MAJOR JONES: Yes, Your Lordship.
[Turning to the witness.] Have you had an opportunity of looking at those posters now, Witness?
HAUSER: I have seen that the signatures are only those of SS and Police Leaders, who had nothing to do with the Waffen-SS, as I have already stated earlier today.
The same applies to the incidents in the Warthegau where, in November of 1939, there were no units of the Waffen-SS. Documents 3 and 4 are the only ones that apply to the Waffen-SS where they mention the Prinz Eugen SS Division. I cannot check the date on that since I have never been to the, Balkans.
THE PRESIDENT: Was the Teufel Division also Waffen-SS? Was it Keitel's division?
HAUSER: No. There never was a Teufel Division.
MAJOR JONES: You say there never was a Teufel Division in Yugoslavia?
HAUSER: Not in the Waffen-SS, no.
MAJOR JONES: I shall call some subsequent testimony with regard to that, My Lord, if the Tribunal would allow me, at a later stage, to cross-examine on the whole question of the unity of the SS. It would involve putting in old documents and I understand that there was a certain reluctance on the part of the Tribunal to permit me to do that; but I should be quite content to draw the Tribunal's attention ...
THE PRESIDENT: Mr. Elwyn Jones, the Tribunal doesn't desire you not to cross-examine but only not to read out and put to the witness documents which have already been put in; you can put the facts which are in the document to the witness for the purpose of cross-examination.
MAJOR JONES: If Your Lordship please. Then at a later stage in my cross-examination I will return to that subject if the Tribunal permits me to do so. I should like to put these documents in first, if I may.
THE PRESIDENT: Mr. Elwyn Jones, I think what the Tribunal meant was that it did not want you to put long passages or short passages from documents which the witness has never seen and which are already in evidence but you may cross-examine the witness upon any document apart from that.
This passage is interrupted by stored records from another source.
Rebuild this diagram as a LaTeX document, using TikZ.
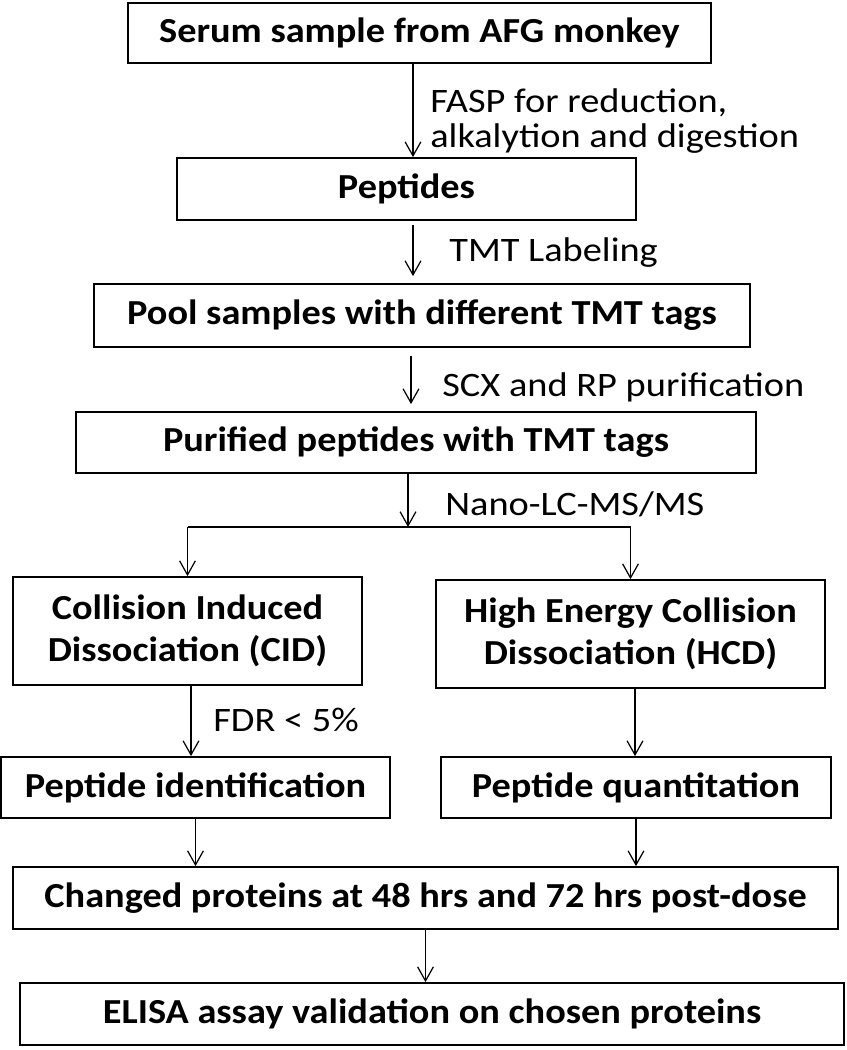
\documentclass[tikz,border=0pt]{standalone}
\usepackage{fontspec}
\setmainfont{Carlito}
\newfontfamily\boxfont{Carlito}[FakeStretch=1.09]
\newfontfamily\notefont{Carlito}[FakeStretch=1.12]
\usetikzlibrary{arrows.meta}

\begin{document}
\begin{tikzpicture}[
    every node/.style={align=center},
    box/.style={rectangle, draw=black, line width=1pt, inner sep=2pt, font=\boxfont\fontsize{20}{24}\selectfont\bfseries},
    note/.style={anchor=west, inner sep=0pt, align=left, font=\notefont\fontsize{19.5}{19.8}\selectfont},
    arrow/.style={-{Straight Barb[length=8pt, width=9pt]}, line width=0.7pt},
    link/.style={line width=0.7pt}
]
\useasboundingbox[fill=white] (0,0) rectangle (16.94,-21);

% --- Upper chain (sample preparation)
\node[box, minimum width=11.66cm, minimum height=1.20cm] (serum) at (8.39,-0.66) {Serum sample from AFG monkey};
\node[box, minimum width=9.18cm, minimum height=1.24cm] (peptides) at (8.13,-3.78) {Peptides};
\node[box, minimum width=13.12cm, minimum height=1.26cm] (pool) at (8.44,-6.31) {Pool samples with different TMT tags};
\node[box, minimum width=13.60cm, minimum height=1.22cm] (purified) at (8.32,-8.85) {Purified peptides with TMT tags};

% --- Two branches (CID / HCD)
\node[box, minimum width=6.98cm, minimum height=2.16cm] (cid) at (3.75,-12.62) {Collision Induced\\Dissociation (CID)};
\node[box, minimum width=7.78cm, minimum height=2.16cm] (hcd) at (12.61,-12.68) {High Energy Collision\\Dissociation (HCD)};
\node[box, minimum width=7.78cm, minimum height=1.22cm] (ident) at (3.91,-15.75) {Peptide identification};
\node[box, minimum width=7.80cm, minimum height=1.22cm] (quant) at (12.72,-15.75) {Peptide quantitation};

% --- Lower chain (results)
\node[box, minimum width=16.50cm, minimum height=1.24cm] (changed) at (8.51,-17.96) {Changed proteins at 48 hrs and 72 hrs post-dose};
\node[box, minimum width=16.48cm, minimum height=1.24cm] (elisa) at (8.64,-20.28) {ELISA assay validation on chosen proteins};

% --- Step labels
\node[note] (fasp) at (8.60,-2.42) {FASP for reduction,\\alkalytion and digestion};
\node[note] (tmt) at (8.98,-5.06) {TMT Labeling};
\node[note] (scx) at (8.84,-7.74) {SCX and RP purification};
\node[note] (nano) at (8.90,-10.08) {Nano-LC-MS/MS};
\node[note] (fdr) at (4.26,-14.40) {FDR < 5\%};

% --- Arrows
\draw[arrow] ([xshift=-0.13cm]serum.south) -- ([xshift=-0.13cm]serum.south |- peptides.north);
\draw[arrow, shorten <=0.08cm, shorten >=0.14cm] ([xshift=0.13cm]peptides.south) -- ([xshift=0.13cm]peptides.south |- pool.north);
\draw[arrow, shorten <=0.16cm, shorten >=0.14cm] ([xshift=-0.22cm]pool.south) -- ([xshift=-0.22cm]pool.south |- purified.north);

% --- Split to CID and HCD
\coordinate (split) at (8.16,-10.54);
\draw[arrow] (purified.south -| split) -- (split);
\draw[link] (cid.north |- split) -- (hcd.north |- split);
\draw[arrow] (cid.north |- split) -- (cid.north);
\draw[arrow] (hcd.north |- split) -- (hcd.north);

\draw[arrow] ([xshift=0.07cm]cid.south) -- ([xshift=0.07cm]cid.south |- ident.north);
\draw[arrow] ([xshift=0.09cm]hcd.south) -- ([xshift=0.09cm]hcd.south |- quant.north);
\draw[arrow] (ident.south) -- (ident.south |- changed.north);
\draw[arrow] (quant.south) -- (quant.south |- changed.north);
\draw[arrow] (changed.south) -- (changed.south |- elisa.north);

\end{tikzpicture}
\end{document}
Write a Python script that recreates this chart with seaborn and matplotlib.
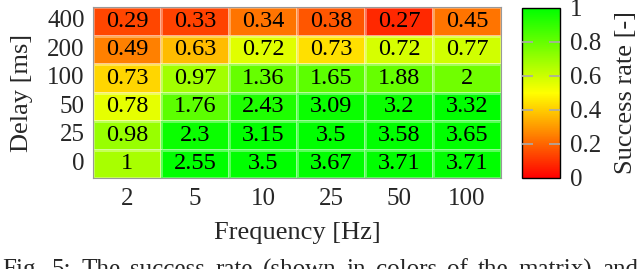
import numpy as np
import pandas as pd
import matplotlib
matplotlib.use("Agg")
import matplotlib.pyplot as plt
import seaborn as sns
from matplotlib.colors import LinearSegmentedColormap

sns.set_style("white")
plt.rcParams['font.family'] = ['Liberation Serif', 'DejaVu Serif']

# Data
frequencies = ['2', '5', '10', '25', '50', '100']
delays = ['400', '200', '100', '50', '25', '0']

# success rate (cell colours)
success = [
    [0.14, 0.13, 0.23, 0.17, 0.08, 0.23],
    [0.25, 0.37, 0.56, 0.44, 0.58, 0.59],
    [0.42, 0.68, 0.80, 0.82, 0.80, 0.78],
    [0.55, 0.82, 0.94, 0.98, 0.98, 1.00],
    [0.70, 0.98, 1.00, 1.00, 1.00, 1.00],
    [0.67, 1.00, 1.00, 1.00, 1.00, 1.00],
]

# numbers printed in the cells
cell_text = [
    ['0.29', '0.33', '0.34', '0.38', '0.27', '0.45'],
    ['0.49', '0.63', '0.72', '0.73', '0.72', '0.77'],
    ['0.73', '0.97', '1.36', '1.65', '1.88', '2'],
    ['0.78', '1.76', '2.43', '3.09', '3.2', '3.32'],
    ['0.98', '2.3', '3.15', '3.5', '3.58', '3.65'],
    ['1', '2.55', '3.5', '3.67', '3.71', '3.71'],
]

caption = 'Fig. 5: The success rate (shown in colors of the matrix) and'

df = pd.DataFrame(success, index=delays, columns=frequencies)

cmap = LinearSegmentedColormap.from_list(
    'ryg', [(0.0, '#ff0000'), (0.5, '#ffff00'), (1.0, '#00ff00')])

fig = plt.figure(figsize=(6.4, 2.69), dpi=100)
ax = fig.add_axes([93/640, 1 - 178/269, (501-93)/640, (178-7)/269])
cax = fig.add_axes([522/640, 1 - 178/269, (560-522)/640, (178-8)/269])

sns.heatmap(df, ax=ax, cbar_ax=cax, cmap=cmap, vmin=0, vmax=1,
            annot=np.array(cell_text), fmt='', annot_kws={'fontsize': 17.5, 'color': 'black'},
            linewidths=0.8, linecolor=(1, 1, 1, 0.35))

ax.set_xlabel('Frequency [Hz]', fontsize=19, labelpad=9)
ax.set_ylabel('Delay [ms]', fontsize=19, labelpad=10)
ax.tick_params(axis='both', length=0, labelsize=18)
ax.tick_params(axis='x', pad=7)
ax.tick_params(axis='y', pad=6, rotation=0)
for s in ax.spines.values():
    s.set_visible(True)
    s.set_color('#999999')
    s.set_linewidth(0.8)

cbar = ax.collections[0].colorbar
cbar.set_ticks([0, 0.2, 0.4, 0.6, 0.8, 1])
cbar.set_ticklabels(['0', '0.2', '0.4', '0.6', '0.8', '1'])
cax.set_axisbelow(False)
cax.tick_params(labelsize=18, direction='in', left=True, right=True,
                length=8, color='#aaaaaa', width=1.2, pad=7)
# hide the tick marks sitting on the frame at 0 and 1
for tk in [cax.yaxis.get_major_ticks()[0], cax.yaxis.get_major_ticks()[-1]]:
    tk.tick1line.set_visible(False)
    tk.tick2line.set_visible(False)
cbar.outline.set_visible(True)
cbar.outline.set_edgecolor('black')
cbar.outline.set_linewidth(1)
cbar.set_label('Success rate [-]', fontsize=19, labelpad=10)

# caption line, justified over the full width and clipped by the bottom edge
words = caption.split()
renderer = fig.canvas.get_renderer()
texts = [fig.text(0, -0.005, w, fontsize=18, ha='left', va='center') for w in words]
fig_w = fig.bbox.width
wpx = [t.get_window_extent(renderer).width for t in texts]
left, right = 2.0, fig_w - 2.0
gap = (right - left - sum(wpx)) / (len(words) - 1)
x = left
for t, w in zip(texts, wpx):
    t.set_x(x / fig_w)
    x += w + gap

fig.savefig('out.png', dpi=100)
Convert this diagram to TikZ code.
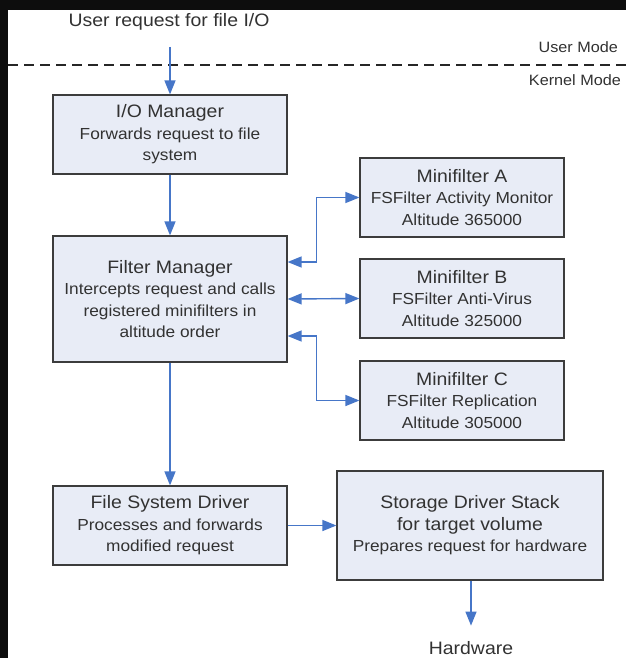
\documentclass[tikz,border=0pt]{standalone}
\usepackage{fontspec}
\setmainfont{Liberation Sans}[FakeStretch=1.08]
\usetikzlibrary{arrows.meta,shadows}

\definecolor{boxfill}{RGB}{232,236,246}
\definecolor{boxline}{RGB}{60,60,60}
\definecolor{flow}{RGB}{70,118,200}
\definecolor{txt}{RGB}{50,50,50}

\newcommand{\boxtitle}[1]{{\fontsize{18}{21.5}\selectfont #1}}

\tikzset{
  box/.style={draw=boxline, line width=1.2pt, fill=boxfill, align=center,
    text=txt, inner sep=0pt, font=\fontsize{16}{21.5}\selectfont,
    drop shadow={shadow xshift=1pt, shadow yshift=-1pt, opacity=0.25}},
  tip/.tip={Triangle[length=14pt,width=11pt]},
  flowarrow/.style={draw=flow, line width=1.4pt, -tip},
  twoway/.style={draw=flow, line width=1.4pt, tip-tip},
  lbl/.style={text=txt, inner sep=0pt},
  modeline/.style={draw=black!85, line width=1.3pt, dash pattern=on 10pt off 6pt}
}

\begin{document}
\begin{tikzpicture}[x=1pt,y=-1pt]
\useasboundingbox (0,0) rectangle (626,658);
\fill[black!95] (0,0) rectangle (626,658);
\fill[white] (8,10) rectangle (626,658);

% user / kernel boundary
\node[lbl, font=\fontsize{18}{21.5}\selectfont] (req) at (169,22) {User request for file I/O};
\coordinate (reqend) at (170,47);
\draw[modeline] (8,65) -- (626,65);
\node[lbl, anchor=east, font=\fontsize{15}{18}\selectfont] (um) at (618,47) {User Mode};
\node[lbl, anchor=east, font=\fontsize{15}{18}\selectfont] (km) at (621,80) {Kernel Mode};

% boxes
\node[box, minimum width=234, minimum height=79] (iom) at (170,134.5)
  {\boxtitle{I/O Manager}\\Forwards request to file\\system};
\node[box, minimum width=234, minimum height=126] (fm) at (170,299)
  {\boxtitle{Filter Manager}\\Intercepts request and calls\\registered minifilters in\\altitude order};
\node[box, minimum width=204, minimum height=79] (mfa) at (462,197.5)
  {\boxtitle{Minifilter A}\\FSFilter Activity Monitor\\Altitude 365000};
\node[box, minimum width=204, minimum height=79] (mfb) at (462,298.5)
  {\boxtitle{Minifilter B}\\FSFilter Anti-Virus\\Altitude 325000};
\node[box, minimum width=204, minimum height=79] (mfc) at (462,400.5)
  {\boxtitle{Minifilter C}\\FSFilter Replication\\Altitude 305000};
\node[box, minimum width=234, minimum height=79] (fsd) at (170,525.5)
  {\boxtitle{File System Driver}\\Processes and forwards\\modified request};
\node[box, minimum width=266, minimum height=109] (sds) at (470,525.5)
  {\boxtitle{Storage Driver Stack}\\\boxtitle{for target volume}\\Prepares request for hardware};
\node[lbl, font=\fontsize{18}{21.5}\selectfont] (hw) at (471,648) {Hardware};

% flow
\draw[flowarrow] (reqend) -- (iom.north);
\draw[flowarrow] (iom.south) -- (fm.north);
\draw[twoway] ([yshift=37pt]fm.east) -- ++(29,0) |- (mfa.west);
\draw[twoway] (fm.east) -- (mfb.west);
\draw[twoway] ([yshift=-37pt]fm.east) -- ++(29,0) |- (mfc.west);
\draw[flowarrow] (fm.south) -- (fsd.north);
\draw[flowarrow] (fsd.east) -- (sds.west);
\draw[flowarrow] (sds.south -| hw.north) -- ++(0,45);
\end{tikzpicture}
\end{document}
MAJOR JONES: If Your Lordship please. Then I shall return to cross-examination on this general issue after I have put these documents in, if I may, My Lord. I put in Documents 4038-PS'and 4039-PS, to be Exhibits GB-557 and 558, which show that the SS shootings in Warsaw were a continuation of the practice of the civil power of the Government General from the period before March 1941. I need not trouble the witness with these documents.
Then the Document D-956, to be Exhibit GB-559, which is an official Polish report on German crimes in Poland. I only desire to draw the Tribunal's attention to an entry on Page 184 of that report relating to the shooting of hostages, which says that the approximate number of Poles killed in Warsaw from the beginning of the public executions until the insurrection, from 5 -October 1943 until 1 August 1944, was about 8,000, most of whom had been caught in manhunts in the Warsaw streets.
HERR PELCKMANN: Your Lordship, may I be permitted to make a reference to the method of procedure?
Mr. Jones said that he does not wish to submit to the witness the document which he is now submitting to the High Tribunal. I am of the opinion that a submission of documents is possible at this stage only in connection with the cross-examination; that is, for ascertaining whether the statements of the witness are credible or not. Otherwise, the Prosecution could introduce new incriminating material without any connection. I should like to ask in that case to give the witness an opportunity to comment.
MAJOR JONES: I have no objection at all, of course, to the witness seeing all the documents. I was only, in the interest of time, referring to one sentence in this document which the witness heard interpreted, and I should have thought that was sufficient; but by all means I should let the witness see all the documents.
THE PRESIDENT: Dr. Pelckmann, the Tribunal has already ruled that these documents can be put in this way, and Mr. Elwyn Jones is referring to specific passages in the documents and you have the opportunity of re-examination and you have a copy of the document, and you can put any question you like upon the document when you come to re-examine.